Local artist Bob Scurfield was in New York City recently to host an exhibition of his work at the Agora Gallery.
What a coup for a local artist.
Like many accomplished artists Bob has a website showcasing his work. It was this website that attracted the attention of the Agora gallery located in the fashionable Chelsea art district in the heart of Manhattan.
With a mandate to provide opportunities for artists entering the global art market, the gallery put on a month long exhibition called Figuratively Speaking which featured emerging landscape artists. Twenty three artists from all over the world were invited to exhibit. Bob was one of three Canadians chosen.
A principal in his own human resource consulting company, Bob developed an interest in art many years ago when he was on a social committee that was planning an event with an art theme. Yet despite his success he tells me that he still doesn’t consider himself artistic and that it is an ongoing learning process. A process he has been honing at several workshops with notable contemporaries.
His work has exhibited locally at Café Carlo and Mona Lisa and he has an annual summer showing at Victoria Beach where he and his wife are cottagers.
But this was his first major exhibition and at a prestigious New York gallery no less.
Born in Tisdale, Saskatchewan, Bob has spent most of his adult life in Winnipeg and Toronto and his prairie roots are evident in his pictures. Especially lakeside scenes from Lake Winnipeg and Lake of the Woods.
His work has shifted from watercolour to acrylic on canvas as his artistic style has developed and his bright vibrant paintings represent the things and places he has experienced.
Loose brush strokes capture light dappled on the forest floor as leaves turn to red and orange. Long spindly shadows crystallized in paint across the canvas.

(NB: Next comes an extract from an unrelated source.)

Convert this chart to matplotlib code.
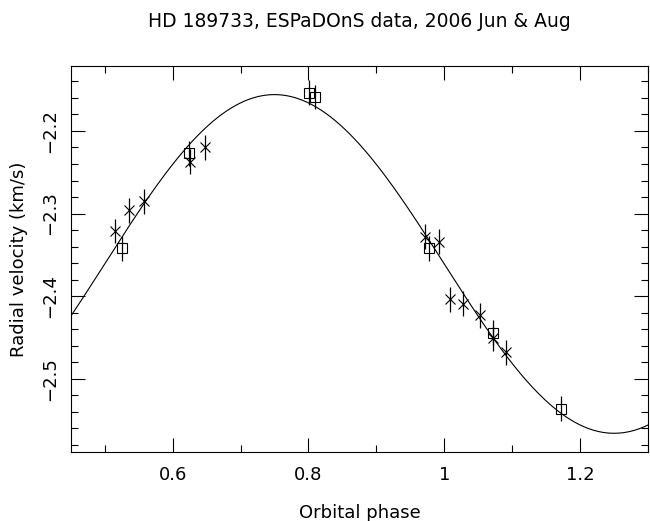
import numpy as np
import matplotlib
matplotlib.use('Agg')
import matplotlib.pyplot as plt
from matplotlib.ticker import MultipleLocator, FuncFormatter

# measurements (phase, RV in km/s), two instruments settings
cross_phase = [0.515, 0.536, 0.558, 0.625, 0.647, 0.972, 0.992, 1.009, 1.028, 1.052, 1.072, 1.091]
cross_rv = [-2.321, -2.296, -2.285, -2.237, -2.220, -2.328, -2.334, -2.404, -2.409, -2.423, -2.451, -2.468]
cross_err = [0.015] * 12

square_phase = [0.526, 0.624, 0.801, 0.810, 0.977, 1.071, 1.172]
square_rv = [-2.342, -2.227, -2.1535, -2.159, -2.342, -2.444, -2.536]
square_err = [0.015] * 7

# orbit model
gamma = -2.361
K = 0.205

plt.rcParams['font.family'] = 'DejaVu Sans'
fig = plt.figure(figsize=(6.5, 5.21), dpi=100)
ax = fig.add_axes([0.1088, 0.1319, 0.8882, 0.742])

ph = np.linspace(0.45, 1.3, 500)
ax.plot(ph, gamma - K * np.sin(2 * np.pi * ph), color='black', lw=0.8)

ax.errorbar(cross_phase, cross_rv, yerr=cross_err, fmt='x', color='black',
            ms=7, mew=0.8, elinewidth=0.9, capsize=0)
ax.errorbar(square_phase, square_rv, yerr=square_err, fmt='s', color='black',
            mfc='none', ms=7, mew=0.8, elinewidth=0.9, capsize=0)

ax.set_xlim(0.45, 1.3)
ax.set_ylim(-2.589, -2.121)

ax.xaxis.set_major_locator(MultipleLocator(0.2))
ax.xaxis.set_minor_locator(MultipleLocator(0.1))
ax.yaxis.set_major_locator(MultipleLocator(0.1))
ax.yaxis.set_minor_locator(MultipleLocator(0.02))
ax.xaxis.set_major_formatter(FuncFormatter(lambda v, p: '%g' % round(v, 2)))
ax.yaxis.set_major_formatter(FuncFormatter(lambda v, p: ('%g' % round(v, 2)).replace('-', '\u2212')))

ax.tick_params(which='both', direction='in', top=True, right=True, width=0.8, labelsize=13)
ax.tick_params(which='major', length=10)
ax.tick_params(which='minor', length=5)
ax.tick_params(axis='x', pad=10)
ax.tick_params(axis='y', pad=8)
for lab in ax.get_yticklabels():
    lab.set_rotation(90)
    lab.set_va('center')
for s in ax.spines.values():
    s.set_linewidth(0.8)

ax.set_xlabel('Orbital phase', fontsize=13, labelpad=14)
ax.set_ylabel('Radial velocity (km/s)', fontsize=13, labelpad=10)
ax.set_title('HD 189733, ESPaDOnS data, 2006 Jun & Aug', fontsize=13.5, pad=28)

fig.savefig('out.png', dpi=100)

I recognized one of his pictures of the Grand Canal in Venice and there are several other European street scenes that have inspired him during his travels.
Horses and sports are also a common theme for Bob, especially racehorses, a passion of his daughter and of course hockey players. He is a keen Jets fan.
Bob however is not the only artist in his Oxford Street household as his wife Rosemary is also an active artist. Her medium though is hot glass, colourful pieces formed in moulds and fired in a kiln.
But it is Bob’s work, especially his landscapes that are capturing the essence and majesty of Western Canada and marketing it to the world via the Big Apple art scene.